Other News Materials 10 April 2008 10:46 (UTC +04:00)

(dpa) - Members of the International Olympic Committee (IOC) expressed relief Thursday that the San Francisco leg of the Olympic torch relay had occurred without major incidents.

After the mayhem that haunted the legs in London and Paris this week, IOC president Jacques Rogge said the situation in San Francisco "was better."

"It was, however, not the joyous party that we had wished it to be," he added at an Olympic meeting in Beijing.

Relay organizers played a two-hour cat-and-mouse game with protesters in San Francisco. Out of fear of confrontations and violence, they changed Wednesday's planned route and cut it short, disappointing thousands of spectators but also avoiding thousands of demonstrators who had lined the original route.

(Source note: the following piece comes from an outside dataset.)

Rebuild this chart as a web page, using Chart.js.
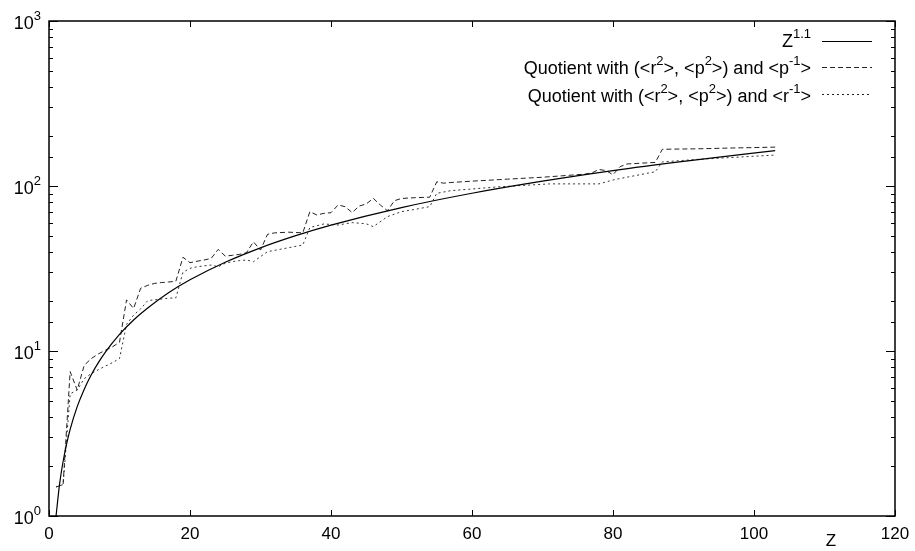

Officials hid the torch at one point in a warehouse and transported it by bus and boat before cancelling a farewell ceremony before it was flown quietly to Buenos Aires, where the relay is to continue Friday as part of a global tour that has been plagued by demonstrations against China's crackdown in Tibet and human- rights record.

"We note with great joy that nothing happened in San Francisco," IOC vice president Thomas Bach said.

IOC marketing chief Gerhard Heiberg called himself "satisfied because there were no injuries" while Swedish executive board member Gunilla Lindbergh praised the resolve not to break off the international leg of the torch relay. "It was the right decision," she said.